[DIRECTIVE] Print the listing as it stands, omitting all images.

[start DATA BLOCK]

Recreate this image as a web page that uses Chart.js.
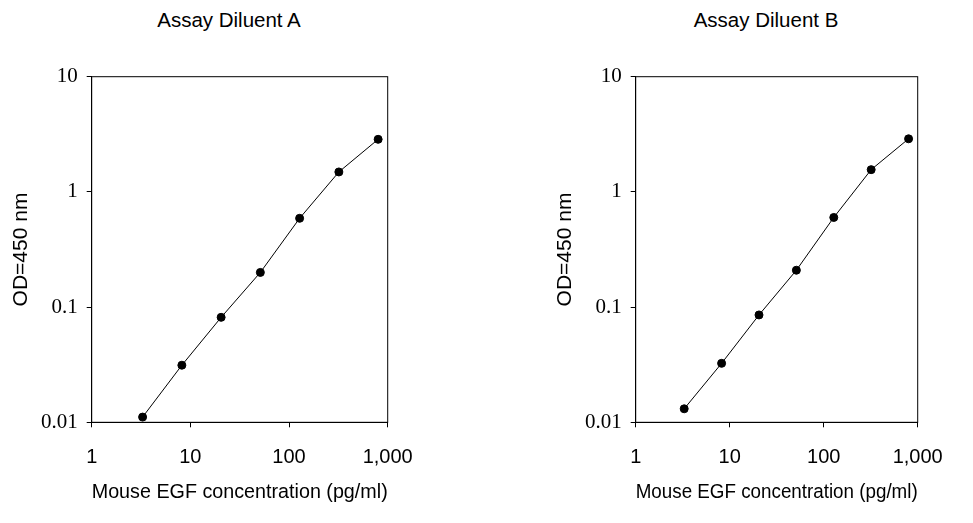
<!DOCTYPE html>
<html><head><meta charset="utf-8">
<script src="https://cdn.jsdelivr.net/npm/chart.js"></script>
<style>
body{margin:0;width:973px;height:523px;background:#fff;position:relative;overflow:hidden;font-family:"Liberation Sans",Arial,sans-serif}
canvas{position:absolute;top:0}
.t{position:absolute;top:8px;font-size:20.5px;color:#000;transform:translateX(-50%);white-space:nowrap}
</style></head><body>
<div class="t" style="left:229px">Assay Diluent A</div>
<div class="t" style="left:766px">Assay Diluent B</div>
<div style="position:absolute;left:0;top:0;width:486px;height:523px"><canvas id="a"></canvas></div>
<div style="position:absolute;left:486px;top:0;width:487px;height:523px"><canvas id="b"></canvas></div>
<script>
const concentrations = [3.28, 8.2, 20.5, 51.2, 128, 320, 800];
const odDiluentA = [0.0111, 0.0313, 0.0815, 0.200, 0.59, 1.49, 2.86];
const odDiluentB = [0.0131, 0.0325, 0.0855, 0.209, 0.60, 1.56, 2.89];
const xTicks = [1, 10, 100, 1000];
const yTicks = [0.01, 0.1, 1, 10];

const boxPlugin = {id:'box', afterDraw(c){const a=c.chartArea,x=c.ctx;x.save();x.strokeStyle='#000';x.lineWidth=1;x.strokeRect(a.left,a.top,a.right-a.left,a.bottom-a.top);x.restore();}};

function make(id, vals, padLeft, padRight){
  new Chart(document.getElementById(id), {
    type:'line',
    data:{datasets:[{data:concentrations.map((c,i)=>({x:c,y:vals[i]})),borderColor:'#000',borderWidth:1,
      pointBackgroundColor:'#000',pointBorderColor:'#000',pointRadius:4,tension:0}]},
    options:{responsive:false,animation:false,devicePixelRatio:1,
      layout:{padding:{left:padLeft,right:padRight,top:76.7,bottom:0.7}},
      plugins:{legend:{display:false},tooltip:{enabled:false}},
      scales:{
        x:{type:'logarithmic',min:1,max:1000,
          afterBuildTicks:s=>{s.ticks=xTicks.map(v=>({value:v}));},
          afterFit:s=>{s.height=100;},
          grid:{drawOnChartArea:false,tickLength:5,color:'#000'},border:{color:'#000'},
          ticks:{color:'#000',padding:18,maxRotation:0,font:{family:'"Liberation Sans", Arial',size:20},callback:v=>v.toLocaleString('en-US')},
          title:{display:true,text:'Mouse EGF concentration (pg/ml)',color:'#000',font:{family:'"Liberation Sans", Arial',size:20.5},padding:{top:0,bottom:18}}},
        y:{type:'logarithmic',min:0.01,max:10,
          afterBuildTicks:s=>{s.ticks=yTicks.map(v=>({value:v}));},
          afterFit:s=>{s.width=91.7;},
          grid:{drawOnChartArea:false,tickLength:5,color:'#000'},border:{color:'#000'},
          ticks:{color:'#000',padding:9,font:{family:'"Liberation Serif", "Times New Roman"',size:21},callback:v=>String(v)},
          title:{display:true,text:'OD=450 nm',color:'#000',font:{family:'"Liberation Sans", Arial',size:21},padding:{top:9,bottom:0}}}
      }},
    plugins:[boxPlugin]
  });
}
document.getElementById('a').width=486;document.getElementById('a').height=523;
document.getElementById('b').width=487;document.getElementById('b').height=523;
make('a', odDiluentA, 0, 98.3);
make('b', odDiluentB, 58, 55.3);
</script></body></html>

[end DATA BLOCK]

[RESPONSE]
Recreate this image as a web page that uses Chart.js.
<!DOCTYPE html>
<html><head><meta charset="utf-8">
<script src="https://cdn.jsdelivr.net/npm/chart.js"></script>
<style>
body{margin:0;width:973px;height:523px;background:#fff;position:relative;overflow:hidden;font-family:"Liberation Sans",Arial,sans-serif}
canvas{position:absolute;top:0}
.t{position:absolute;top:8px;font-size:20.5px;color:#000;transform:translateX(-50%);white-space:nowrap}
</style></head><body>
<div class="t" style="left:229px">Assay Diluent A</div>
<div class="t" style="left:766px">Assay Diluent B</div>
<div style="position:absolute;left:0;top:0;width:486px;height:523px"><canvas id="a"></canvas></div>
<div style="position:absolute;left:486px;top:0;width:487px;height:523px"><canvas id="b"></canvas></div>
<script>
const concentrations = [3.28, 8.2, 20.5, 51.2, 128, 320, 800];
const odDiluentA = [0.0111, 0.0313, 0.0815, 0.200, 0.59, 1.49, 2.86];
const odDiluentB = [0.0131, 0.0325, 0.0855, 0.209, 0.60, 1.56, 2.89];
const xTicks = [1, 10, 100, 1000];
const yTicks = [0.01, 0.1, 1, 10];

const boxPlugin = {id:'box', afterDraw(c){const a=c.chartArea,x=c.ctx;x.save();x.strokeStyle='#000';x.lineWidth=1;x.strokeRect(a.left,a.top,a.right-a.left,a.bottom-a.top);x.restore();}};

function make(id, vals, padLeft, padRight){
  new Chart(document.getElementById(id), {
    type:'line',
    data:{datasets:[{data:concentrations.map((c,i)=>({x:c,y:vals[i]})),borderColor:'#000',borderWidth:1,
      pointBackgroundColor:'#000',pointBorderColor:'#000',pointRadius:4,tension:0}]},
    options:{responsive:false,animation:false,devicePixelRatio:1,
      layout:{padding:{left:padLeft,right:padRight,top:76.7,bottom:0.7}},
      plugins:{legend:{display:false},tooltip:{enabled:false}},
      scales:{
        x:{type:'logarithmic',min:1,max:1000,
          afterBuildTicks:s=>{s.ticks=xTicks.map(v=>({value:v}));},
          afterFit:s=>{s.height=100;},
          grid:{drawOnChartArea:false,tickLength:5,color:'#000'},border:{color:'#000'},
          ticks:{color:'#000',padding:18,maxRotation:0,font:{family:'"Liberation Sans", Arial',size:20},callback:v=>v.toLocaleString('en-US')},
          title:{display:true,text:'Mouse EGF concentration (pg/ml)',color:'#000',font:{family:'"Liberation Sans", Arial',size:20.5},padding:{top:0,bottom:18}}},
        y:{type:'logarithmic',min:0.01,max:10,
          afterBuildTicks:s=>{s.ticks=yTicks.map(v=>({value:v}));},
          afterFit:s=>{s.width=91.7;},
          grid:{drawOnChartArea:false,tickLength:5,color:'#000'},border:{color:'#000'},
          ticks:{color:'#000',padding:9,font:{family:'"Liberation Serif", "Times New Roman"',size:21},callback:v=>String(v)},
          title:{display:true,text:'OD=450 nm',color:'#000',font:{family:'"Liberation Sans", Arial',size:21},padding:{top:9,bottom:0}}}
      }},
    plugins:[boxPlugin]
  });
}
document.getElementById('a').width=486;document.getElementById('a').height=523;
document.getElementById('b').width=487;document.getElementById('b').height=523;
make('a', odDiluentA, 0, 98.3);
make('b', odDiluentB, 58, 55.3);
</script></body></html>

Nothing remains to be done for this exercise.